4. Et d’abord le scribe, en d’autres termes un des docteurs de la loi, demande s’il doit suivre, comme s’il croyait n’être pas réellement en présence du Christ auquel il reconnaît qu’il est utile de s’attacher. Son interrogation, bien qu’elle lui soit inspirée par la défiance, n’en est pas moins un hommage rendu à la fidélité des croyants ; mais pour embrasser la foi, il ne faut pas interroger, il faut suivre. Et pour que cette interrogation si contraire à la simplicité de la foi reçoive le juste châtiment qu’elle mérite, le Seigneur répond que les renards ont des tanières et les oiseaux du ciel des nids où ils peuvent se reposer ; mais que le Fils de l’homme n’a pas même un endroit où il puisse appuyer sa tête. Le renard est un animal plein de fourberie, se cachant dans les tanières creusées par lui autour des maisons, et toujours occupé à surprendre les oiseaux domestiques : nous avons vu quelque part les faux prophètes désignés sous ce nom. Nous savons aussi que très-souvent, sous le nom d’oiseaux du ciel, on entend désigner les esprits immondes. Le Fils de Dieu, voulant donc confondre la multitude de ceux qui ne le suivaient point, et en particulier ce docteur de la loi qui lui demandait, dans un esprit de défiance, s’il pouvait le suivre, le Fils de Dieu répond sur le ton du reproche que les faux prophètes mêmes ont des tanières et les esprits immondes des nids pour se reposer ; en d’autres termes, que ceux qui sont restés hors du vaisseau, c’est-à-dire ceux qui ne sont point entrés dans le sein de l’Église, sont devenus de faux prophètes et des réceptacles de démons ; que le Fils de l’homme, au contraire, c’est-à-dire celui qui a Dieu pour chef, ne trouve pas un endroit où il puisse se reposer après y avoir apporté la connaissance de Dieu : tous ont été invités, mais un petit nombre suivront, montant courageusement dans ce vaisseau de l’Église, exposé aux flots tumultueux de la mer de ce siècle.

5. Vient ensuite un disciple qui n’interroge pas pour savoir s’il doit suivre ; car il croit fermement que tel est son devoir, mais qui demande seulement la permission d’aller ensevelir son père.
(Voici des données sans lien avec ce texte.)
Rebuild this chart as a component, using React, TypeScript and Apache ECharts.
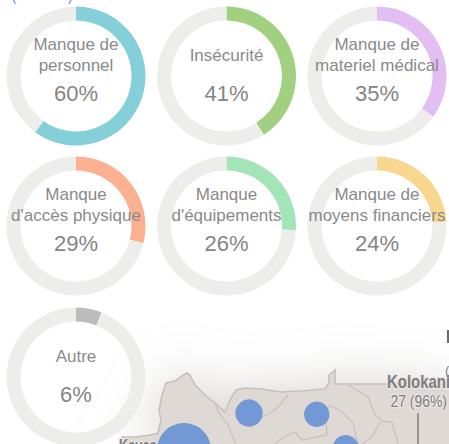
import React, { useEffect, useRef } from "react";
import * as echarts from "echarts";

const labels = [
  "Manque de\npersonnel",
  "Insécurité",
  "Manque de\nmateriel médical",
  "Manque\nd'accès physique",
  "Manque\nd'équipements",
  "Manque de\nmoyens financiers",
  "Autre",
];
const values = [60, 41, 35, 29, 26, 24, 6];
const colors = ["#85d0d8", "#a0d080", "#e3bef3", "#fbb092", "#a3e5b6", "#f8d88e", "#bcbcbc"];
const TRACK = "#ededeb";
const colX = [76, 226.5, 377];
const rowY = [76, 226, 377];

const mapOutline = [
  [120, 444], [122, 437], [135, 437], [150, 435], [158, 433], [161, 420], [159, 410], [162, 395], [166, 383],
  [175, 381], [182, 376], [187, 373], [190, 375], [195, 385], [205, 395], [215, 403], [225, 412], [231, 398],
  [236, 390], [245, 388], [262, 389], [280, 392], [300, 391], [325, 389], [329, 383], [329, 375], [335, 370],
  [335, 384], [385, 384], [449, 384], [449, 444],
];
const mapLines = [
  [[216, 404], [218, 412], [228, 425], [236, 444]],
  [[288, 395], [278, 407], [270, 413], [262, 417]],
  [[348, 385], [368, 397], [375, 415], [382, 421], [392, 422], [398, 444]],
  [[380, 422], [372, 437], [362, 444]],
  [[330, 405], [342, 412], [353, 423], [358, 444]],
  [[330, 405], [325, 412], [327, 435], [302, 440], [295, 432], [282, 438], [275, 444]],
];
const bubbles = [
  [184, 450, 27],
  [249, 413, 13.7],
  [316.7, 414.3, 12.7],
  [345.7, 448, 13],
];
const mapFont = '"Liberation Sans", Arial, sans-serif';

export default function App() {
  const ref = useRef<HTMLDivElement>(null);
  useEffect(() => {
    const chart = echarts.init(ref.current!, undefined, { renderer: "svg" });
    const centers = values.map((_, i) => [colX[i % 3], rowY[Math.floor(i / 3)]]);
    const mapText = (text: string, x: number, y: number, weight: string, size: number, scaleX: number) => ({
      type: "text",
      silent: true,
      z: -2,
      x,
      y,
      scaleX,
      style: {
        text, x: 0, y: 0, align: "left", verticalAlign: "middle",
        font: `${weight} ${size}px ${mapFont}`,
        fill: "#7f7d7f", stroke: "#e9e7e3", lineWidth: 2.5,
      },
    });
    const graphic: any[] = [
      {
        type: "polygon",
        silent: true,
        z: -5,
        shape: { points: mapOutline },
        style: { fill: "#ded9d4", shadowBlur: 50, shadowColor: "rgba(196,192,186,0.7)" },
      },
      {
        type: "polyline",
        silent: true,
        z: -4,
        shape: { points: mapOutline.slice(0, -1) },
        style: { fill: "none", stroke: "#c6c2ba", lineWidth: 1.6 },
      },
      ...mapLines.map((points) => ({
        type: "polyline",
        silent: true,
        z: -4,
        shape: { points },
        style: { fill: "none", stroke: "#c8c3bc", lineWidth: 1.3 },
      })),
      ...bubbles.map(([cx, cy, r]) => ({
        type: "circle",
        silent: true,
        z: -3,
        shape: { cx, cy, r },
        style: { fill: "#7299d6" },
      })),
      {
        type: "line",
        silent: true,
        z: -3,
        shape: { x1: 418, y1: 413, x2: 418, y2: 444 },
        style: { stroke: "#7f7f7f", lineWidth: 1.5 },
      },
      { type: "rect", silent: true, z: -3, shape: { x: 447, y: 330, width: 2, height: 13 }, style: { fill: "#6a686a" } },
      mapText("Kolokani", 387, 382.5, "bold", 18, 0.83),
      mapText("27 (96%)", 390.5, 401, "normal", 17, 0.82),
      mapText("Kayes", 119, 445, "bold", 16, 0.8),
      { type: "text", silent: true, z: -2, style: { text: "(", x: 445, y: 370, align: "left", verticalAlign: "middle", font: `13px ${mapFont}`, fill: "#7f7d7f" } },
      { type: "text", silent: true, z: 10, style: { text: "(", x: 12, y: -4, align: "left", verticalAlign: "middle", font: `13px ${mapFont}`, fill: "#5b83c9" } },
      { type: "text", silent: true, z: 10, style: { text: ")", x: 68, y: -4, align: "left", verticalAlign: "middle", font: `13px ${mapFont}`, fill: "#5b83c9" } },
      ...labels.flatMap((label, i) => [
        {
          type: "text",
          silent: true,
          z: 10,
          style: {
            text: label, x: centers[i][0], y: centers[i][1] - 21, align: "center", verticalAlign: "middle",
            font: '17px "Liberation Sans", Arial, sans-serif', lineHeight: 20.5, fill: "#8a8a8a",
          },
        },
        {
          type: "text",
          silent: true,
          z: 10,
          style: {
            text: `${values[i]}%`, x: centers[i][0], y: centers[i][1] + 17, align: "center", verticalAlign: "middle",
            font: '22px "Liberation Sans", Arial, sans-serif', fill: "#858585",
          },
        },
      ]),
    ];
    chart.setOption({
      animation: false,
      graphic,
      series: values.map((v, i) => ({
        type: "pie",
        silent: true,
        center: centers[i],
        radius: [55.5, 69.5],
        startAngle: 90,
        clockwise: true,
        label: { show: false },
        labelLine: { show: false },
        data: [
          { value: v, name: labels[i], itemStyle: { color: colors[i] } },
          { value: 100 - v, name: "", itemStyle: { color: TRACK } },
        ],
      })),
    });
    return () => chart.dispose();
  }, []);
  return <div ref={ref} style={{ position: "fixed", left: 0, top: 0, width: 449, height: 444, background: "#fff" }} />;
}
L’auteur même de l’Oraison dominicale nous a appris à commencer ainsi notre prière : « Notre Père, qui êtes aux a cieux g ». Le peuple croyant est donc, dans la personne de ce disciple, averti de se souvenir toujours qu’il a dans les cieux un Père invisible. Il est ordonné à ce même disciple de suivre le Seigneur, parce qu’il avait la volonté bien arrêtée de le faire ; il lui est ordonné aussi de laisser les morts ensevelir un mort. Mais je ne vois pas qu’on puisse attendre des morts un office quelconque ; comment ce mort pourra-t-il être inhumé par des morts ? Le Seigneur veut montrer d’abord que la perfection de la religion ne consiste pas à accomplir aucun office temporel vis-à-vis des autres hommes ; ensuite que, lorsqu’il s’agit d’un fils fidèle et d’un père infidèle, le soin d’ensevelir celui-ci n’incombe pas nécessairement à celui-là. Le Sauveur ne nie pas que l’action de rendre les derniers devoirs à un père ne soit bonne en elle-même ; mais en ajoutant : « Laissez aux morts le soin d’ensevelir leurs morts », il nous avertit que le souvenir des morts infidèles ne doit point trouver de place dans l’esprit des saints ; il nous apprend aussi que l’on doit considérer comme morts ceux qui vivent en dehors de Dieu, et que, par rapport aux derniers devoirs qu’il s’agit de rendre aux hommes de cette sorte, on doit les laisser ensevelir par ceux qui sont morts comme eux ; ceux qui ont le bonheur de vivre de la foi divine ne devant affectionner que ceux qui vivent de la même vie.